Although he makes plenty of trips back to Ireland, Austria is “definitely my home”. He has two children there. “They were born in Ireland but go to a local state school, so they’re growing up being taught in English and German . . . it’s the best of both worlds really.”

The pub isn’t his only enterprise in Austria. There’s also the plonk.

“Late last year, I launched a wine,” he says. He studied wine for a couple of years in Dublin and, in Austria, became co-owner of a vineyard. In November, he launched Heinz W in Ireland through an online seller and he hopes the Austrian white will appeal to jaded drinkers.

"People are bored with Chardonnay and Pinot Grigio or Sauvignon Blanc so hopefully it will be a success."

Pop-up restaurant
Beyond that he's looking for an indoor location for a "pop-up restaurant" in Vienna specialising in meat. He tried something similar on the banks of the Danube during the summer called, he laughs, It's all about the Meat, Baby, and it was "a massive success".

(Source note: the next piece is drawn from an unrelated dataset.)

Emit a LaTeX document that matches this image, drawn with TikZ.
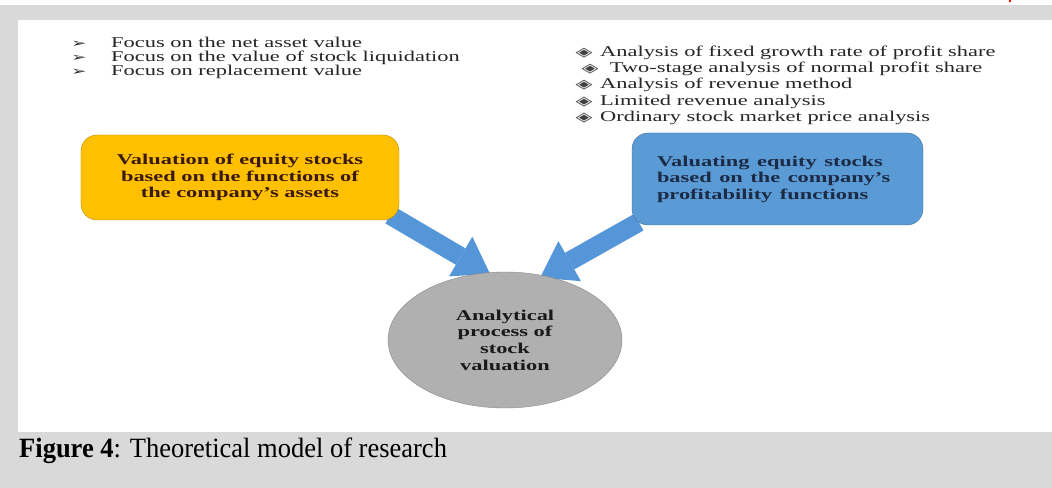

For that enterprise he imported Irish beef and he’s convinced the word “Irish” on food labelling is considered a mark of quality. The Irish food industry has made large strides since he set up in Vienna, gaining an international reputation along the way.

In Austria, as in other countries, specialist sellers offer Irish products such as cheeses and smoked salmon.

“I’m actually looking across the road at a burger place which sells a choice of ‘Irish beef’ in a burger,” Patton says over the phone. “That was never going to happen 15 years ago”.